The sound of a small motorboat idling at the dock, making ready to cast off on a still morning, is one man-made sound I like. I also like its muted, throaty purr while maneuvering slowly out of the quiet harbor among all the boats resting at their moorings above their shimmering upside-down reflections. I even like the sound as we come out into the clear of a couple of brisk snorts like some sea beast getting ready to expend its power, and then the sudden acceleration and the wild, free, exhilarating sensation as we head full charge out to sea and the waves rise up beside the bow in shining arcs and flow back like molten glass with the sun playing through them in tiny lightning flashes.
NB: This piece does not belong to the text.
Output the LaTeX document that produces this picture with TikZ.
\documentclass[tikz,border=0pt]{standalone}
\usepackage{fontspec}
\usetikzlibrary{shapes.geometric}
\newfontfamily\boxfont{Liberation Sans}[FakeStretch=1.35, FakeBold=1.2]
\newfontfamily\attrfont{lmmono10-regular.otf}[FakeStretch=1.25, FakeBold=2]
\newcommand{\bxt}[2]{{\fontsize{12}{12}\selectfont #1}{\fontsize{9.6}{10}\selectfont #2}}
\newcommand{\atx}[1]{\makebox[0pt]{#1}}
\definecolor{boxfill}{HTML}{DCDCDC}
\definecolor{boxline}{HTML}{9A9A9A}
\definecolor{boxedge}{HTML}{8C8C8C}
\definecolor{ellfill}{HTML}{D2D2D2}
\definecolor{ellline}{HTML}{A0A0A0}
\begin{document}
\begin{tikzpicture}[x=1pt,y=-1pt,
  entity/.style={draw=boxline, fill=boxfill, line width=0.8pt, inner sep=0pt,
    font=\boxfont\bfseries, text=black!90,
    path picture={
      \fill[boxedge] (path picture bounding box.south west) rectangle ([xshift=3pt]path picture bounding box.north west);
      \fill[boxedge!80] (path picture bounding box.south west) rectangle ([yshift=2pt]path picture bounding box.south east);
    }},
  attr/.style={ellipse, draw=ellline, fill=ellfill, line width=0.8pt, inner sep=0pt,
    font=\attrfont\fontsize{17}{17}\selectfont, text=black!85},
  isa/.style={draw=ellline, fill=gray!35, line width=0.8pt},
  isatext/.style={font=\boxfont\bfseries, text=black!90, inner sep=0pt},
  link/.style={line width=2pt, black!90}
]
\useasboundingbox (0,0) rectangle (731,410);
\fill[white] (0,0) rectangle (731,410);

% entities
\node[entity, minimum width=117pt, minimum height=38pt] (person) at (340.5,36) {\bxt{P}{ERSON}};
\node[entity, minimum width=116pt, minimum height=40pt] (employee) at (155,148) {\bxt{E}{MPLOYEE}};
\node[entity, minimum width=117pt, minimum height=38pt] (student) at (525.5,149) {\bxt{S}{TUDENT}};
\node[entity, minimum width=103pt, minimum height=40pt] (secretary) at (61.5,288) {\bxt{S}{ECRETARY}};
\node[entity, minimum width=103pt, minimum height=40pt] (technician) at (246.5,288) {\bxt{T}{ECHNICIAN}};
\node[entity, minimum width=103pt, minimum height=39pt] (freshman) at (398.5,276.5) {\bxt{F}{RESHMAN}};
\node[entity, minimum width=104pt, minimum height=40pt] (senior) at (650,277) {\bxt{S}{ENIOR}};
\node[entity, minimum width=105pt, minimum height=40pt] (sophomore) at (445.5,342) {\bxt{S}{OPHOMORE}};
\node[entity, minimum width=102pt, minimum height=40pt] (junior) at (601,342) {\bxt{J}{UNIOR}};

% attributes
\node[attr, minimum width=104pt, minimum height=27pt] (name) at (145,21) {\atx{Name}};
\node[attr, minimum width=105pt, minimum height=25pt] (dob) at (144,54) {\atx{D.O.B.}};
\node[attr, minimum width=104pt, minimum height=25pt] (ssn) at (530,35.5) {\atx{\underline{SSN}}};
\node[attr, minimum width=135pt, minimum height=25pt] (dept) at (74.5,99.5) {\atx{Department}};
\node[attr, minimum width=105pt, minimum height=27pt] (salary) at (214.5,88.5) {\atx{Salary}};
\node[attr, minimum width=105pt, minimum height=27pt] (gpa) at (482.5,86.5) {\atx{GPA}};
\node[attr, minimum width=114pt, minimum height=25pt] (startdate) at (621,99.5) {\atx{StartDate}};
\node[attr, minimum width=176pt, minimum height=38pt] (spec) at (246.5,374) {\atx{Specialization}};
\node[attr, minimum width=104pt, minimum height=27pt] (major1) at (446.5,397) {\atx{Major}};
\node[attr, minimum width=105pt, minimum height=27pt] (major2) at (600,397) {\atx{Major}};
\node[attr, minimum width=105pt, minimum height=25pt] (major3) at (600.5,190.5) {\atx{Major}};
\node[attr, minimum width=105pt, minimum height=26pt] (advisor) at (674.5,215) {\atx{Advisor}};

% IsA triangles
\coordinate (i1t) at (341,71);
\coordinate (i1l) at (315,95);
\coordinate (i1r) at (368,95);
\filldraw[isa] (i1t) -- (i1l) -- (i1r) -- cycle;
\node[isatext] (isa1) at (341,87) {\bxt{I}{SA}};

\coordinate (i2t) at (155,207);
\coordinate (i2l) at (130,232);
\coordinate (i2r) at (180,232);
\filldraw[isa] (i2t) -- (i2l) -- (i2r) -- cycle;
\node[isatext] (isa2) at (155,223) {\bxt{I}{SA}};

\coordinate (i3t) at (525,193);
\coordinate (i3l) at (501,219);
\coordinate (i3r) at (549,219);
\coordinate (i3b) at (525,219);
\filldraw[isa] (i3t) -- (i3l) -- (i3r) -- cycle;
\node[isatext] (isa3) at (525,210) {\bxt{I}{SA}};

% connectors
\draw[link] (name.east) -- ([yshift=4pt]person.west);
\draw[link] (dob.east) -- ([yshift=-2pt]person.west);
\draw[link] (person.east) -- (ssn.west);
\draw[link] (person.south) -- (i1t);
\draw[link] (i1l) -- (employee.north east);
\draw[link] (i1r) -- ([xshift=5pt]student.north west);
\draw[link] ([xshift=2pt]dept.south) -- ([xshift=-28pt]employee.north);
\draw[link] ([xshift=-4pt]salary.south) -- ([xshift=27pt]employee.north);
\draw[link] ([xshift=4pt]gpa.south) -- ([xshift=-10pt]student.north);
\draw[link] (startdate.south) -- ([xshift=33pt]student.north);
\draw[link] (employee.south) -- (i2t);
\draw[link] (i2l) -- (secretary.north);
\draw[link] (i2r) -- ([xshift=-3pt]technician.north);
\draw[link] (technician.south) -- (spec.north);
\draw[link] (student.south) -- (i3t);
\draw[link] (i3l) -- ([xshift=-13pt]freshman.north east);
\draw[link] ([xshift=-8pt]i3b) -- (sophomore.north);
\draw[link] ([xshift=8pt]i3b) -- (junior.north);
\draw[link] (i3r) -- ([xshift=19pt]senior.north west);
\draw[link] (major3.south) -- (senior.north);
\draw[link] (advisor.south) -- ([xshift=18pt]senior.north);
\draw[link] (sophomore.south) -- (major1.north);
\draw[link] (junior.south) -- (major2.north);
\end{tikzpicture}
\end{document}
The ocean was smooth today in the sense that its surface was unbroken but it rolled and billowed gently as if trouble spirits moved restlessly under the water, heaving its smooth surface up into continually shifting knolls. Every once in awhile a particularly restless spirit pushed out of the water and for a second we’d see a hissing line of foam. Once we passed through a school of minnows and the green translucent water was shot through with thousands of tiny silver darts.
It was a delight to relax to the lilt of the boat – the upward rise, the momentary pause and the easy plunge down again into the trough. It becomes a little hypnotic after awhile, of course. You fit yourself to the motion of the boat, which fits itself to the motion of the sea, and eventually you and the boat and the sea begin to merge as a single whole.
Trolling is the one form of fishing I care for, and then only if there are no fish biting. I can understand why some people find it a thrill to haul in a big fish after a tough fight that has involved skill, patience and determination, but it isn’t my kind of fishing. To see a beautiful blue and yellow dolphin, for instance, slammed into a boat and its lovely colors fade with its life is sad. (Be it to my shame I must confess that I have eaten such a dolphin within hours of mourning its death, and enjoyed it.) I’d prefer to catch plastic fish, provided the plastic was disposable. Even that isn’t necessary. I am quite content to move slowly over the water, trailing a line which doesn’t have to be baited with live bait, to feel an occasional nibble just by way of greeting, so to speak, but without actually hooking anything. We trolled back and forth for some time this morning before Stan hauled in a fair-sized mackerel. I hated the sound of it slapping its life out in the tin-lined basket. Although the cover was closed, I could see it in my mind’s eye – the white belly, the green and gray and black striped back, the gold ring around the eye, the spot of blood on the torn jaw.
I was relieved when that turned out to be the sum total of the catch, but had sense enough not to say so to the Comptons, who are ardent fishers.”